45. It is critical that we succeed in the three objectives set out by the leaders of the SAP schools. We can do more and better on all three fronts, in substantive, meaningful and effective ways. The objectives are not inherently contradictory. The challenge is to find practical ways of achieving them. I am confident that SAP schools will succeed, and will make an immense contribution in this forward march of Singapore.
46. I will now conclude my speech in Mandarin.
47. We have many seniors with us today and of them some are ex-principals or teachers. They have inherited the chinese schools values and have built up the SAP schools with this unique heritage. They have dedicated all their life in the SAP school building and I thank them from the bottom of my heart.

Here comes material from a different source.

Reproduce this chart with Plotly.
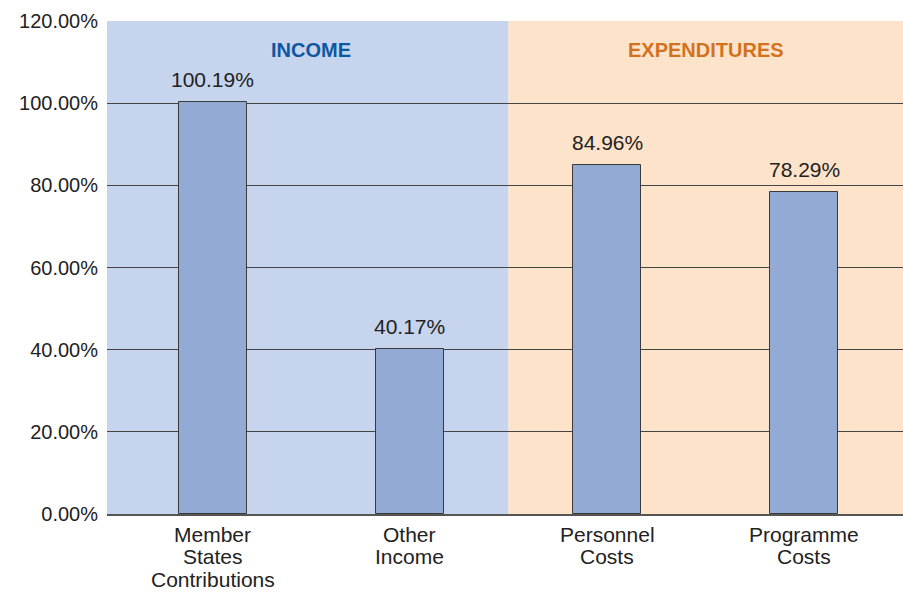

48. I am an SAP alumnus. I graduated from Maris Stella High School, which has deeply influenced my character, values and perception. Of course, times has changed and students now behave differently, affecting their attitude towards Chinese culture and tradition. Cultural and heritage inheritance is a daunting task. Yet we must and we will pass this on.
49. I started my speech with a couplet and I would also like to end off with one.
四十年 沐雨栉风 特选 传薪火
千秋业 劈波斩浪 兼程 再启航
40 years of the SAP inheritance.
May it continue to evolve, overcome, so that it will last for many generations.
50. Let’s not be fearful of the storm ahead and let’s work hard together. Thank you.